[Entries with chart source code]

:::

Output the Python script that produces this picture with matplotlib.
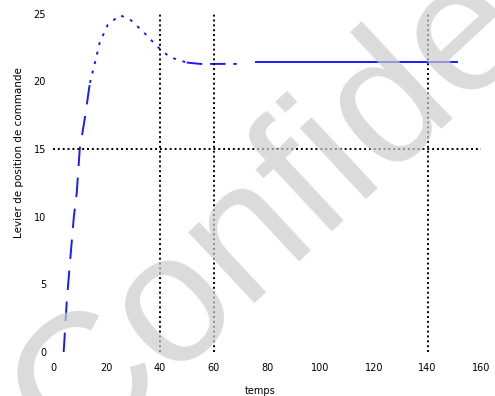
import matplotlib.pyplot as plt

# response of the command over time
t_rise = [4.0, 5.2, 7.8, 8.9, 10.0, 12.0, 13.8]
v_rise = [0.0, 3.9, 10.0, 11.8, 15.0, 17.4, 19.9]

t_over = [13.8, 15.7, 17.5, 20.5, 25.0, 28.7, 33.6, 37.0, 40.0, 43.7, 50.0]
v_over = [19.9, 21.4, 22.9, 24.2, 24.9, 24.6, 23.7, 23.0, 22.4, 21.8, 21.4]

t_settle = [50.0, 55.0, 68.7]
v_settle = [21.4, 21.3, 21.3]

t_hold = [76.0, 151.0]
v_hold = [21.45, 21.45]

x_marks = [40, 60, 140]
y_mark = 15

xticks = [0, 20, 40, 60, 80, 100, 120, 140, 160]
yticks = [0, 5, 10, 15, 20, 25]

fig = plt.figure(figsize=(4.95, 3.96), dpi=100)
ax = fig.add_axes([0.107, 0.111, 0.865, 0.854])

blue = '#1a1aff'
ax.plot(t_rise, v_rise, color=blue, lw=1.4, linestyle=(0, (10, 6)))
ax.plot(t_over, v_over, color=blue, lw=1.4, linestyle=(0, (1.5, 3.5)))
ax.plot(t_settle, v_settle, color=blue, lw=1.4, linestyle=(0, (8, 4)))
ax.plot(t_hold, v_hold, color=blue, lw=1.4)

for xm in x_marks:
    ax.axvline(xm, color='k', lw=1.4, linestyle=(0, (1, 1.5)))
ax.axhline(y_mark, color='k', lw=1.4, linestyle=(0, (1, 1.5)))

ax.set_xlim(0, 160)
ax.set_ylim(0, 25)
ax.set_xticks(xticks)
ax.set_yticks(yticks)
ax.tick_params(length=0, labelsize=7)
ax.tick_params(axis='x', pad=8)
ax.tick_params(axis='y', pad=5)
for s in ax.spines.values():
    s.set_visible(False)

ax.set_xlabel('temps', fontsize=7)
ax.xaxis.set_label_coords(0.485, -0.1)
ax.set_ylabel('Levier de position de commande', fontsize=7.5)
ax.yaxis.set_label_coords(-0.068, 0.59)

# watermark, semi-transparent over the plot
fig.text(0.147, -0.172, 'Confidential', fontsize=132, family='Liberation Sans',
         color='#cccccc', alpha=0.7, rotation=43, ha='left', va='baseline',
         rotation_mode='anchor', zorder=10)

fig.savefig('out.png', dpi=100)
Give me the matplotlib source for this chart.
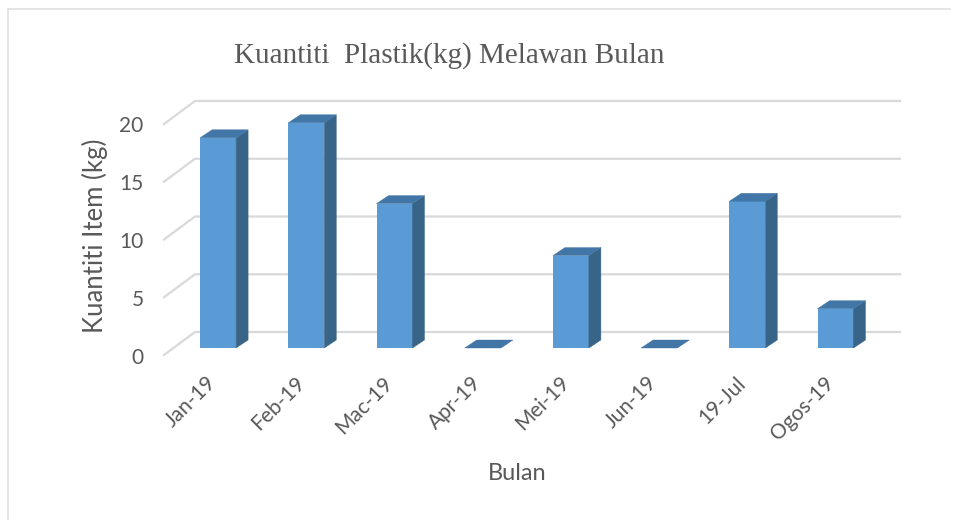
import matplotlib
matplotlib.use("Agg")
import matplotlib.pyplot as plt
from matplotlib.patches import Polygon
from matplotlib.lines import Line2D
from matplotlib.transforms import ScaledTranslation

months = ["Jan-19", "Feb-19", "Mac-19", "Apr-19", "Mei-19", "Jun-19", "19-Jul", "Ogos-19"]
values = [18.2, 19.5, 12.5, 0, 8.0, 0, 12.7, 3.4]
yticks = [0, 5, 10, 15, 20]
title = "Kuantiti  Plastik(kg) Melawan Bulan"
xlabel = "Bulan"
ylabel = "Kuantiti Item (kg)"

W, H = 956, 520
FRONT, SIDE, TOP = "#5B9BD5", "#386487", "#4276A6"
GRID, TXT = "#D9D9D9", "#595959"
SANS = "Lato"

fig = plt.figure(figsize=(W / 100, H / 100), dpi=100, facecolor="white")

# Chart frame
fig.add_artist(Line2D([8 / W, 8 / W], [0, 1 - 8.5 / H], color="#E0E0E0", lw=1.2))
fig.add_artist(Line2D([8 / W, 950 / W], [1 - 8.5 / H, 1 - 8.5 / H], color="#E0E0E0", lw=1.2))

# Axes: x category spacing 88.2 px, y scale 11.55 px per unit, zero at pixel 348
L, R, B, T = 174, 879.6, 348, 100
ax = fig.add_axes([L / W, 1 - B / H, (R - L) / W, (B - T) / H])
ax.set_xlim(-0.5, 7.5)
PXX = (R - L) / 8
PXY = 11.55
ax.set_ylim(0, (B - T) / PXY)
ax.patch.set_visible(False)
for s in ax.spines.values():
    s.set_visible(False)

ux = lambda p: p / PXX
uy = lambda p: p / PXY

# Wall gridlines with floor diagonal
for v in yticks:
    x0, x1, x2 = -0.5 + ux(164 - L), -0.5 + ux(195 - L), -0.5 + ux(900 - L)
    y0, y1 = v - uy(7), v + uy(16)
    ax.plot([x0, x1, x2], [y0, y1, y1], color=GRID, lw=1.6, clip_on=False,
            zorder=1, solid_joinstyle="miter")

# Bars
bw = 36 / PXX
dx, dy = ux(12), uy(8)
ax.bar(range(len(values)), values, width=bw, color=FRONT, zorder=3, linewidth=0)
for i, v in enumerate(values):
    l, r = i - bw / 2, i + bw / 2
    ax.add_patch(Polygon([(r, 0), (r + dx, dy), (r + dx, v + dy), (r, v)],
                         fc=SIDE, ec=SIDE, lw=0.3, zorder=3, clip_on=False))
    ax.add_patch(Polygon([(l, v), (r, v), (r + dx, v + dy), (l + dx, v + dy)],
                         fc=TOP, ec=TOP, lw=0.3, zorder=3, clip_on=False))

# Ticks
ax.set_xticks(range(len(months)))
ax.set_xticklabels(months, rotation=45, ha="right", va="top", rotation_mode="anchor",
                   fontsize=15, color=TXT, family=SANS)
ax.set_yticks(yticks)
ax.set_yticklabels([str(v) for v in yticks], fontsize=15, color=TXT, family=SANS)
ax.tick_params(axis="both", length=0)
ax.tick_params(axis="x", pad=16)
ax.tick_params(axis="y", pad=22)
px = 1 / 100  # one pixel in inches
for t in ax.xaxis.get_major_ticks():
    t.label1.set_transform(t.label1.get_transform() +
                           ScaledTranslation(-12 * px, -2.5 * px, fig.dpi_scale_trans))
for t in ax.yaxis.get_major_ticks():
    t.label1.set_transform(t.label1.get_transform() +
                           ScaledTranslation(0, -7.5 * px, fig.dpi_scale_trans))

# Text
fig.text(449.5 / W, 1 - 55.5 / H, title, family="Liberation Serif", fontsize=21,
         color=TXT, ha="center", va="center")
fig.text(517 / W, 1 - 474 / H, xlabel, family=SANS, fontsize=17, color=TXT,
         ha="center", va="center")
fig.text(95 / W, 1 - 236 / H, ylabel, family=SANS, fontsize=18.5, color=TXT,
         ha="center", va="center", rotation=90)

fig.savefig("out.png", dpi=100)
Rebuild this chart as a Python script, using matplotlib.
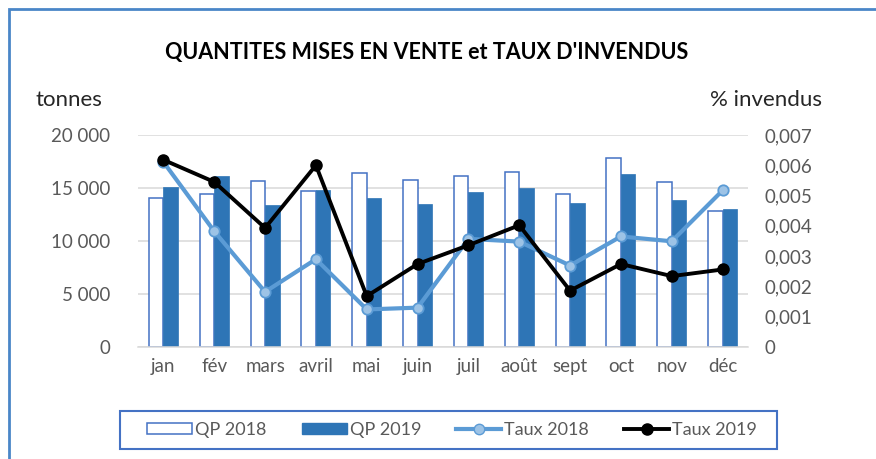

:::

◆ **GOAL**
Restate each of the entries above word for word and skip every image.

◆ **RESPONSE**
Output the Python script that produces this picture with matplotlib.
import matplotlib.pyplot as plt

# response of the command over time
t_rise = [4.0, 5.2, 7.8, 8.9, 10.0, 12.0, 13.8]
v_rise = [0.0, 3.9, 10.0, 11.8, 15.0, 17.4, 19.9]

t_over = [13.8, 15.7, 17.5, 20.5, 25.0, 28.7, 33.6, 37.0, 40.0, 43.7, 50.0]
v_over = [19.9, 21.4, 22.9, 24.2, 24.9, 24.6, 23.7, 23.0, 22.4, 21.8, 21.4]

t_settle = [50.0, 55.0, 68.7]
v_settle = [21.4, 21.3, 21.3]

t_hold = [76.0, 151.0]
v_hold = [21.45, 21.45]

x_marks = [40, 60, 140]
y_mark = 15

xticks = [0, 20, 40, 60, 80, 100, 120, 140, 160]
yticks = [0, 5, 10, 15, 20, 25]

fig = plt.figure(figsize=(4.95, 3.96), dpi=100)
ax = fig.add_axes([0.107, 0.111, 0.865, 0.854])

blue = '#1a1aff'
ax.plot(t_rise, v_rise, color=blue, lw=1.4, linestyle=(0, (10, 6)))
ax.plot(t_over, v_over, color=blue, lw=1.4, linestyle=(0, (1.5, 3.5)))
ax.plot(t_settle, v_settle, color=blue, lw=1.4, linestyle=(0, (8, 4)))
ax.plot(t_hold, v_hold, color=blue, lw=1.4)

for xm in x_marks:
    ax.axvline(xm, color='k', lw=1.4, linestyle=(0, (1, 1.5)))
ax.axhline(y_mark, color='k', lw=1.4, linestyle=(0, (1, 1.5)))

ax.set_xlim(0, 160)
ax.set_ylim(0, 25)
ax.set_xticks(xticks)
ax.set_yticks(yticks)
ax.tick_params(length=0, labelsize=7)
ax.tick_params(axis='x', pad=8)
ax.tick_params(axis='y', pad=5)
for s in ax.spines.values():
    s.set_visible(False)

ax.set_xlabel('temps', fontsize=7)
ax.xaxis.set_label_coords(0.485, -0.1)
ax.set_ylabel('Levier de position de commande', fontsize=7.5)
ax.yaxis.set_label_coords(-0.068, 0.59)

# watermark, semi-transparent over the plot
fig.text(0.147, -0.172, 'Confidential', fontsize=132, family='Liberation Sans',
         color='#cccccc', alpha=0.7, rotation=43, ha='left', va='baseline',
         rotation_mode='anchor', zorder=10)

fig.savefig('out.png', dpi=100)
Give me the matplotlib source for this chart.
import matplotlib
matplotlib.use("Agg")
import matplotlib.pyplot as plt
from matplotlib.patches import Polygon
from matplotlib.lines import Line2D
from matplotlib.transforms import ScaledTranslation

months = ["Jan-19", "Feb-19", "Mac-19", "Apr-19", "Mei-19", "Jun-19", "19-Jul", "Ogos-19"]
values = [18.2, 19.5, 12.5, 0, 8.0, 0, 12.7, 3.4]
yticks = [0, 5, 10, 15, 20]
title = "Kuantiti  Plastik(kg) Melawan Bulan"
xlabel = "Bulan"
ylabel = "Kuantiti Item (kg)"

W, H = 956, 520
FRONT, SIDE, TOP = "#5B9BD5", "#386487", "#4276A6"
GRID, TXT = "#D9D9D9", "#595959"
SANS = "Lato"

fig = plt.figure(figsize=(W / 100, H / 100), dpi=100, facecolor="white")

# Chart frame
fig.add_artist(Line2D([8 / W, 8 / W], [0, 1 - 8.5 / H], color="#E0E0E0", lw=1.2))
fig.add_artist(Line2D([8 / W, 950 / W], [1 - 8.5 / H, 1 - 8.5 / H], color="#E0E0E0", lw=1.2))

# Axes: x category spacing 88.2 px, y scale 11.55 px per unit, zero at pixel 348
L, R, B, T = 174, 879.6, 348, 100
ax = fig.add_axes([L / W, 1 - B / H, (R - L) / W, (B - T) / H])
ax.set_xlim(-0.5, 7.5)
PXX = (R - L) / 8
PXY = 11.55
ax.set_ylim(0, (B - T) / PXY)
ax.patch.set_visible(False)
for s in ax.spines.values():
    s.set_visible(False)

ux = lambda p: p / PXX
uy = lambda p: p / PXY

# Wall gridlines with floor diagonal
for v in yticks:
    x0, x1, x2 = -0.5 + ux(164 - L), -0.5 + ux(195 - L), -0.5 + ux(900 - L)
    y0, y1 = v - uy(7), v + uy(16)
    ax.plot([x0, x1, x2], [y0, y1, y1], color=GRID, lw=1.6, clip_on=False,
            zorder=1, solid_joinstyle="miter")

# Bars
bw = 36 / PXX
dx, dy = ux(12), uy(8)
ax.bar(range(len(values)), values, width=bw, color=FRONT, zorder=3, linewidth=0)
for i, v in enumerate(values):
    l, r = i - bw / 2, i + bw / 2
    ax.add_patch(Polygon([(r, 0), (r + dx, dy), (r + dx, v + dy), (r, v)],
                         fc=SIDE, ec=SIDE, lw=0.3, zorder=3, clip_on=False))
    ax.add_patch(Polygon([(l, v), (r, v), (r + dx, v + dy), (l + dx, v + dy)],
                         fc=TOP, ec=TOP, lw=0.3, zorder=3, clip_on=False))

# Ticks
ax.set_xticks(range(len(months)))
ax.set_xticklabels(months, rotation=45, ha="right", va="top", rotation_mode="anchor",
                   fontsize=15, color=TXT, family=SANS)
ax.set_yticks(yticks)
ax.set_yticklabels([str(v) for v in yticks], fontsize=15, color=TXT, family=SANS)
ax.tick_params(axis="both", length=0)
ax.tick_params(axis="x", pad=16)
ax.tick_params(axis="y", pad=22)
px = 1 / 100  # one pixel in inches
for t in ax.xaxis.get_major_ticks():
    t.label1.set_transform(t.label1.get_transform() +
                           ScaledTranslation(-12 * px, -2.5 * px, fig.dpi_scale_trans))
for t in ax.yaxis.get_major_ticks():
    t.label1.set_transform(t.label1.get_transform() +
                           ScaledTranslation(0, -7.5 * px, fig.dpi_scale_trans))

# Text
fig.text(449.5 / W, 1 - 55.5 / H, title, family="Liberation Serif", fontsize=21,
         color=TXT, ha="center", va="center")
fig.text(517 / W, 1 - 474 / H, xlabel, family=SANS, fontsize=17, color=TXT,
         ha="center", va="center")
fig.text(95 / W, 1 - 236 / H, ylabel, family=SANS, fontsize=18.5, color=TXT,
         ha="center", va="center", rotation=90)

fig.savefig("out.png", dpi=100)
Rebuild this chart as a Python script, using matplotlib.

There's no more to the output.